Though all the other colonies imported slaves more or less during the same period, yet with the possible exception of South Carolina they fell far short of the number imported by Virginia.
In November 1708, Governor Seymour of Maryland, writing to the English Board of Trade, stated that 2,290 negroes were imported into that colony from midsummer 1698 to Christmas 1707. He reported the trade to be running very high, six or seven hundred having been imported during the year. In 1712 there were 8,330 negroes in Maryland.[13] During about the same time (midsummer 1699 to October 1708) Virginia imported 6,607[14] while a northern colony, New Jersey, imported only one hundred and fifteen from 1698 to 1726.[15]
Du Bois says that South Carolina received about three thousand slaves a year from 1733 to 1766.[16] She had forty thousand in 1740.[17]
In 1700 North Carolina had eleven hundred, 1732 six thousand,[18] and in 1764 about thirty thousand.[19]
Until near the beginning of the eighteenth century it was rare that the English continental colonies received a shipload of slaves direct from Africa, and even these were usually brought in by some unlicensed "interloper." It is very probable that most of the negroes imported before this time were from Barbados, Jamaica and other West India Islands.[20] But by the beginning of the eighteenth century it appears that slaves were being imported more rapidly. After the Assiento,[21] in 1713, England became a great carrier of slaves and so continued until the Revolution.[22] The effect of this was very sensibly felt by the colonies.
Even in the latter part of the seventeenth century some of the colonies began to show their dislike by levying duties on further importation. In the eighteenth century the colonial opposition to the importation of slaves, arising probably from a fear of insurrection, became much more pronounced. Heavy restrictions in the form of duties were laid upon the trade. In some cases these were so heavy as would seem to amount to total prohibition.[23] But the efforts on the part of the colonies to restrict the trade were frowned upon and often disallowed by the British Government.[24]

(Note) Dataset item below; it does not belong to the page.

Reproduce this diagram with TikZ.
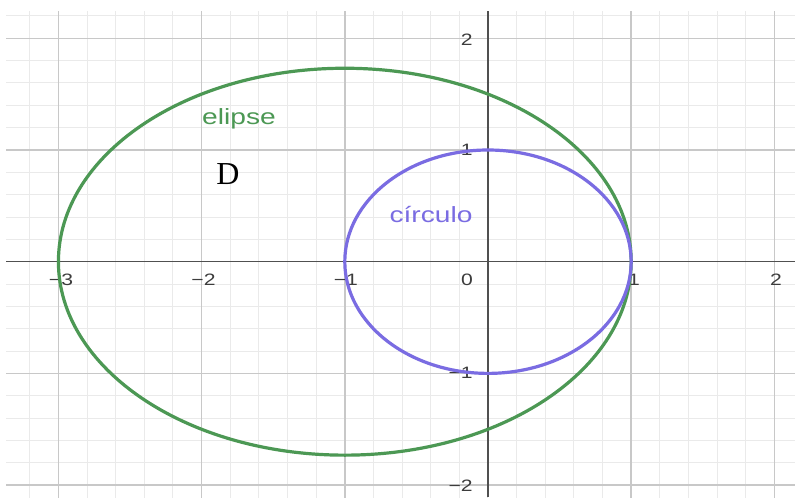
\documentclass[tikz,border=0pt]{standalone}
\usepackage{fontspec}
\setmainfont{Liberation Sans}
\newfontfamily\serifD{Liberation Serif}
\definecolor{ellcol}{RGB}{76,152,84}
\definecolor{circcol}{RGB}{122,108,226}
\definecolor{minorgrid}{RGB}{234,234,234}
\definecolor{majorgrid}{RGB}{200,200,200}
\definecolor{axiscol}{RGB}{80,80,80}
\definecolor{ticklab}{RGB}{60,60,60}
\tikzset{
  ticklabel/.style={font=\fontsize{16.5}{18}\selectfont, text=ticklab, inner sep=0pt, xscale=1.28},
  curvelabel/.style={font=\fontsize{22}{24}\selectfont, inner sep=0pt, anchor=base, xscale=1.28},
}
\begin{document}
\begin{tikzpicture}[x=143.2pt, y=111.7pt]
\useasboundingbox (-3.408,-2.107) rectangle (2.144,2.343);
\fill[white] (-3.408,-2.107) rectangle (2.144,2.343);
\begin{scope}
\clip (-3.366,-2.107) rectangle (2.144,2.244);
\foreach \i in {-17,...,11} {\draw[minorgrid, line width=1pt] (\i/5,-2.2) -- (\i/5,2.4);}
\foreach \j in {-11,...,12} {\draw[minorgrid, line width=1pt] (-3.4,\j/5) -- (2.2,\j/5);}
\foreach \i in {-3,-2,-1,1,2} {\draw[majorgrid, line width=1.4pt] (\i,-2.2) -- (\i,2.4);}
\foreach \j in {-2,-1,1,2} {\draw[majorgrid, line width=1.4pt] (-3.4,\j) -- (2.2,\j);}
\end{scope}
\coordinate (xl) at (-3.366,0);
\coordinate (xr) at (2.144,0);
\coordinate (yb) at (0,-2.107);
\coordinate (yt) at (0,2.244);
\draw[axiscol, line width=1.5pt] (xl) -- (xr);
\draw[axiscol, line width=1.5pt] (yb) -- (yt);
% tick labels
\node[ticklabel] (lxm3) at (-2.982,-0.164) {−3};
\node[ticklabel] (lxm2) at (-1.987,-0.164) {−2};
\node[ticklabel] (lxm1) at (-0.992,-0.164) {−1};
\node[ticklabel] (lx0) at (-0.147,-0.160) {0};
\node[ticklabel] (lx1) at (1.020,-0.164) {1};
\node[ticklabel] (lx2) at (2.011,-0.164) {2};
\node[ticklabel, anchor=east] (ly2) at (-0.105,1.985) {2};
\node[ticklabel, anchor=east] (ly1) at (-0.105,1.000) {1};
\node[ticklabel, anchor=east] (lym1) at (-0.105,-0.996) {−1};
\node[ticklabel, anchor=east] (lym2) at (-0.105,-2.008) {−2};
% curves
\draw[ellcol, line width=3.2pt] (-1,0) ellipse [x radius=2, y radius=1.732];
\draw[circcol, line width=3.2pt] (0,0) ellipse [x radius=1, y radius=1];
% labels
\node[curvelabel, text=ellcol] (lell) at (-1.739,1.224) {elipse};
\node[curvelabel, text=circcol] (lcirc) at (-0.398,0.355) {círculo};
\node[font=\serifD\fontsize{32}{34}\selectfont, anchor=base, inner sep=0pt] (lD) at (-1.816,0.687) {D};
\end{tikzpicture}
\end{document}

In 1754 the instructions to Governor Dobbs, of North Carolina, were: "Whereas, acts have been passed in some of our plantations in America for laying duties on the importation and exportation of negroes to the great discouragement of the Merchants trading thither from the coast of Africa, ... it is our will and pleasure that you do not give your assent to or pass any law imposing duties upon negroes imported into our Province of North Carolina."[25]
The colonies considered the slave trade so important to Great Britain that at the dawn of the Revolution some of them appear to have had hopes of bringing her to terms by refusing to import any more slaves.[26]
In the original draft of the Declaration of Independence as submitted by Jefferson, the king of Great Britain is arraigned "for suppressing every legislative attempt to prohibit or restrain this execrable commerce."[27]